Sgt. Yosef Pilent, who faces one month imprisonment for protesting the IDF’s removal of two trailers near Yitzhar, said his trial was “completely fictitious.” Pilent, an immigrant from the United States who has lived most of his life in Israel in Yitzhar, claimed in his appeal that he was not given an opportunity to consult with his lawyer before he was sentenced and that the army did not allow him to bring proof that the order to destroy the two empty trailers was illegal.



“The whole process took no more than five minutes when the adjudging officer ruled according to what he saw on television without checking the facts,” said Pilent’s lawyer Shai Galilee.



Pilent was on furlough last week when he saw his own unit destroying the homes at Givat Lehavah, a community near Yitzhar.
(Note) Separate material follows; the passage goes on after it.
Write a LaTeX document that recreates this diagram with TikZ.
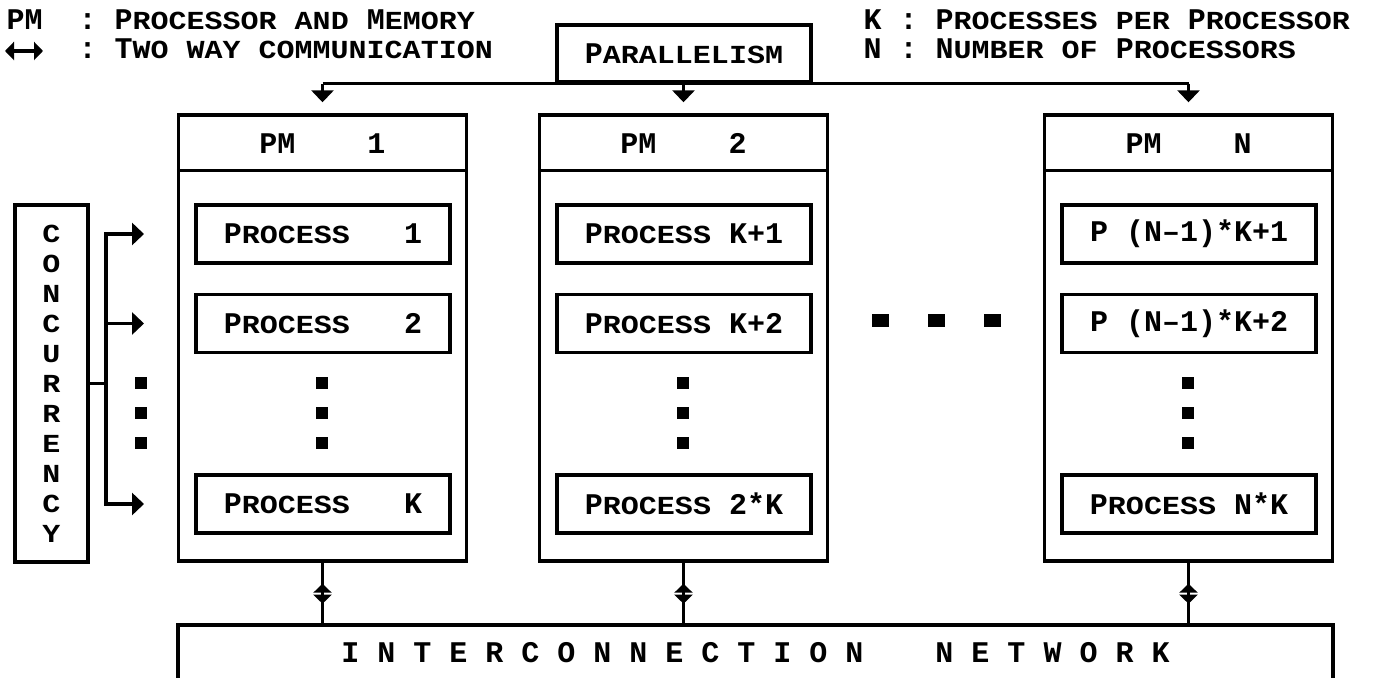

His brother and fiancee were considering moving to one of the destroyed homes after their wedding this spring.



Pilent was charged with “unbefitting behavior” after he explained he could not be charged with refusing orders that he had not received. “Their main goal is to use me as a scapegoat and put me in jail,” he added.



The government continued its campaign against others who have claimed that it is illegal for army to issue orders to remove Jews from their homes, as the government proposes in its goal to dismantle 25 Jewish communities.



Police interrogated Kedumim mayor Daniella Weiss Sunday on suspicion that she violated the law by her call last week that soldiers refuse to carry out eviction orders.



The army is expected to decide Sunday night or Monday on the fate of 34 IDF officers who wrote a letter last week concerning the illegality of eviction orders. Their commander had demanded they retract the letter or face expulsion from the army. The officers, reservists in the Binyamin Brigade in Samaria, wrote a second letter to their commander in which they declared they had not proposed that they or other soldiers should refuse orders.



But the officers did not retract their claim that “every order to execute the disengagement is a blatantly illegal order” and that “soldiers are forbidden to carry out such orders.”



They are to meet Major General Moshe Kaplinski, commanding officer of the Central Command, Sunday night when he may decide whether they remain in the armed forces.



At an earlier meeting Sunday, the officers rejected a modified letter presented to them by their brigade commander Col. Miki Edelstein. “We had a thorough debate that was very difficult. Edelstein presented a modification of our modified letter and asked that we sign it. However, we could not accept,” said Lt. Col. Yitzhak Shadmi.